As you might have noticed I tend to be very influenced in reading choices by what other readers recommend or happen to be reading. This is good and bad--good as it's always nice to pick up a book based on the opinion of someone whose tastes are similar to mine, but bad as then it seems like it is the same book(s) that make the rounds in the book blogosphere. Susan was right when she wondered why an author like Settle who is an award winning author is not talked about at all with a career that has spanned decades. So, now I will mention her, too. I think I need to read more of these authors who sit quietly on my shelves that no one else seems to notice rather than always the same books that get talked up by so many other readers. Choices has always appealed to me and I am not sure why I have waited so long to read it--"it is the saga of one woman's journey through the maelstrom of the twentieth century." It begins in 1931 and follows the protagonist across continents and decades--a woman who might well simply have been content to be a debutante but chose instead to lead a life concerned with social justice and equality. I think this won't necessarily be a fast read (for me anyway), but I think it is going to be an enjoyable and worthy one.
Since I don't read a lot of nonfiction, I tend to spend a lot of time deciding what to read when I am ready to pick up a new book. I can blame Stefanie for making my choice so much easier this time around. She had been reading Jane Austen's Mansfield Park tempting me to read something by her as well. As I already have a classic started I didn't want to pick up another one (I have two unread Austen novels to look forward to still by the way), so why not read about Austen instead. I've had Claire Harman's Jane's Fame: How Jane Austen Conquered the World sitting next to my bed for most of the summer. I think it is not exactly a conventional straightforward biography, but also looks at her "lasting cultural impact". I've not read anything about Austen, so this seems like a good place to start and should quench my thirst for something Austen-esque to read.
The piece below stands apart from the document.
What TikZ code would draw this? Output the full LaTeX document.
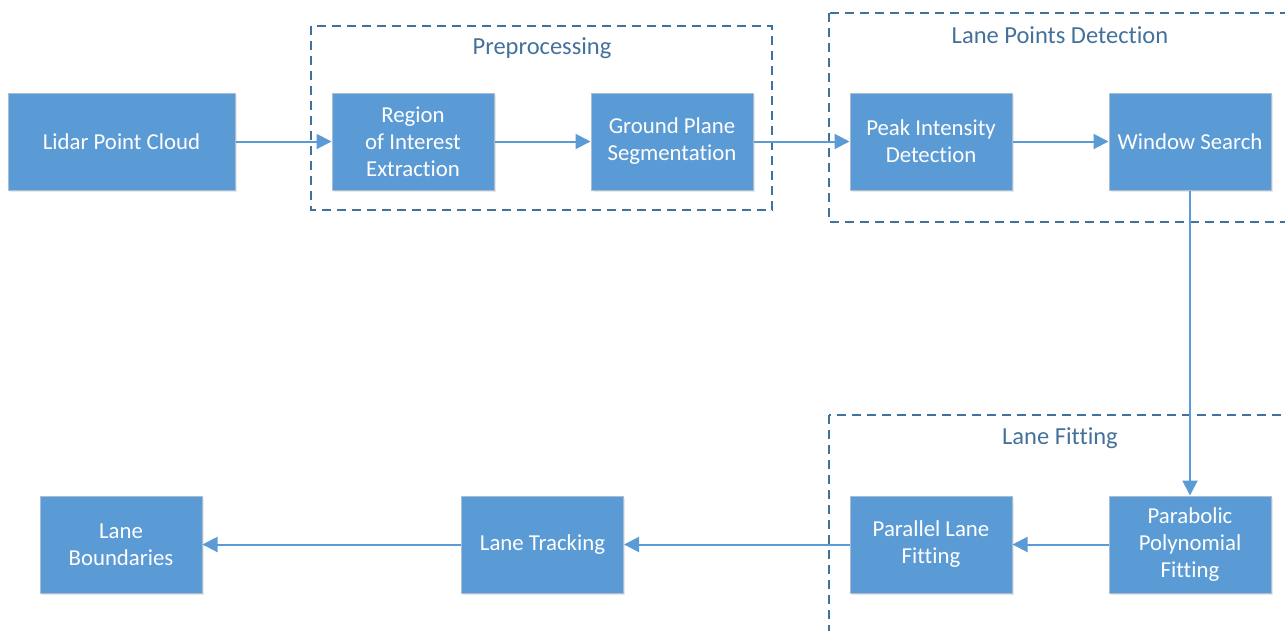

The other new book I've added to my pile is Natasha Solomons's Mr. Rosenblum Dreams in English. So, yes, this is one that has made the rounds already, but it sounds like a charming sort of read and I'm always up for that sort of story. It's about a German immigrant to England after WWII who wants desperately to assimilate into the culture--his crowning glory being to belong to a golf club. I suspect it's his name and former nationality that keeps him out of the established clubs, so he decides to build one himself!
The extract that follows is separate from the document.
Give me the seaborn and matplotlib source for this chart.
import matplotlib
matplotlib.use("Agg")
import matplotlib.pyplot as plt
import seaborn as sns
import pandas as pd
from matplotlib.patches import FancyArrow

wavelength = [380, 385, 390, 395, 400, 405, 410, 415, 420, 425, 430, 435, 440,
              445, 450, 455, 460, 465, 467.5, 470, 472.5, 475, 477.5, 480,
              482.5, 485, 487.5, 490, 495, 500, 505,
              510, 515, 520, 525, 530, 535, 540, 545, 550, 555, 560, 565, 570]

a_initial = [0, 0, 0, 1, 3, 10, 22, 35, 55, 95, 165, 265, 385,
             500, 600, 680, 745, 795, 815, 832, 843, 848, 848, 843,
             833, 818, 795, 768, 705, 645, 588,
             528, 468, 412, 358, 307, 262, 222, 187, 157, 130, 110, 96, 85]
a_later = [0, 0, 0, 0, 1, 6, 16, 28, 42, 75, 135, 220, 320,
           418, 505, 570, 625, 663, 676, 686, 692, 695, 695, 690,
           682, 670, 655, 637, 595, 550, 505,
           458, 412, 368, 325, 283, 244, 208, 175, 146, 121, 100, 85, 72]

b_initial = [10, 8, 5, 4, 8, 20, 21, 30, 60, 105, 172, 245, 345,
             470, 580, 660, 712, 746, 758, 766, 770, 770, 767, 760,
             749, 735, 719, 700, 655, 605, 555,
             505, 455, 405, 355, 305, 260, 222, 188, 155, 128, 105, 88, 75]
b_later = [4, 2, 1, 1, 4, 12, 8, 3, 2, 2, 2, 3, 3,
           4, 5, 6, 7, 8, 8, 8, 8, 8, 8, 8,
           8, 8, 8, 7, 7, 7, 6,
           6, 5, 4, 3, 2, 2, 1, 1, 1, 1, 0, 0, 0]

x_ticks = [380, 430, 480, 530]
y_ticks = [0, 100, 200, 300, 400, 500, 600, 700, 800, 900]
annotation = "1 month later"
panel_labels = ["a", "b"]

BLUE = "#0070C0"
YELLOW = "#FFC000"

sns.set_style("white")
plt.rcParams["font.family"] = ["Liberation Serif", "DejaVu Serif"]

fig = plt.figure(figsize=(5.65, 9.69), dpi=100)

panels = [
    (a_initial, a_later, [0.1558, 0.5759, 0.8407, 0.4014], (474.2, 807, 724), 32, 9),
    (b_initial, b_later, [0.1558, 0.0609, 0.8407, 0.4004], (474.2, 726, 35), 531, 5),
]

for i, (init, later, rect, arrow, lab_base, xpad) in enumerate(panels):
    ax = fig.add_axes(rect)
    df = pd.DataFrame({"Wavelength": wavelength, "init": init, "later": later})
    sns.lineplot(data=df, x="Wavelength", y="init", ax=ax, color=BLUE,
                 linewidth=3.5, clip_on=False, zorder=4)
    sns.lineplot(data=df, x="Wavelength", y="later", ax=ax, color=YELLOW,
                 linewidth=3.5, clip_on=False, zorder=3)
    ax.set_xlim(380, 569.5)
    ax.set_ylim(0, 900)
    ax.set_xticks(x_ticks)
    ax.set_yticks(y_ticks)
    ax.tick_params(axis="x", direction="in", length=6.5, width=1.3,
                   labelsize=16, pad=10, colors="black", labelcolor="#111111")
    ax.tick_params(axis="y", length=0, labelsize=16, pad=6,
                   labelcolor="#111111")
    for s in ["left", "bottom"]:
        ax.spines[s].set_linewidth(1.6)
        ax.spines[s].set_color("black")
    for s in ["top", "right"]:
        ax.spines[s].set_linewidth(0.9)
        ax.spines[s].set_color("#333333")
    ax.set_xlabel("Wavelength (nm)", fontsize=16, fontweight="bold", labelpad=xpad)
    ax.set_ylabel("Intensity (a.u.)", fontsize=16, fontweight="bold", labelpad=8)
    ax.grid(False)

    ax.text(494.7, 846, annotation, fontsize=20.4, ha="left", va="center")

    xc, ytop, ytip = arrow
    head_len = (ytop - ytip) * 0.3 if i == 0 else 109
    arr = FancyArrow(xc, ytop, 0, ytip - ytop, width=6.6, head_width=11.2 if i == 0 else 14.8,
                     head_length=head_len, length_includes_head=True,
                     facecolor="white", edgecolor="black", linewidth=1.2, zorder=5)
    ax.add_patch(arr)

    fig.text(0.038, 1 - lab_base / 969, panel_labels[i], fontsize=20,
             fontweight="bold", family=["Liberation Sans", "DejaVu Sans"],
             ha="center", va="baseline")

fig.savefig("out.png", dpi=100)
I actually have a little system of reading where I will spend most of my reading time with just a few books and then rotate into the queue what I have on my nightstand as books are finished and new ones are introduced. So the books I've been taking with me to work (where I do most of my reading--not actually at work, mind you--but on breaks, lunch, my bus rides and the gym!) or reading at bedtime are Wilkie Collins's No Name (of course!), Cathi Unsworth's Bad Penny Blues (back to 1960s London), Andrew Taylor's An Air that Kills (my current mystery), and for the gym--James McGee's The Ratcatcher, which should prove to be a quick, easy and very entertaining read. Since there is a decidedly brisk feel in the air in the mornings these days, it seems only right that I have a mixture of mysteries, crime novels, thrillers and a little sensationalism going at the moment.
What are you reading these days? And do you also get tempted by what others are reading or stick with your own reading plans?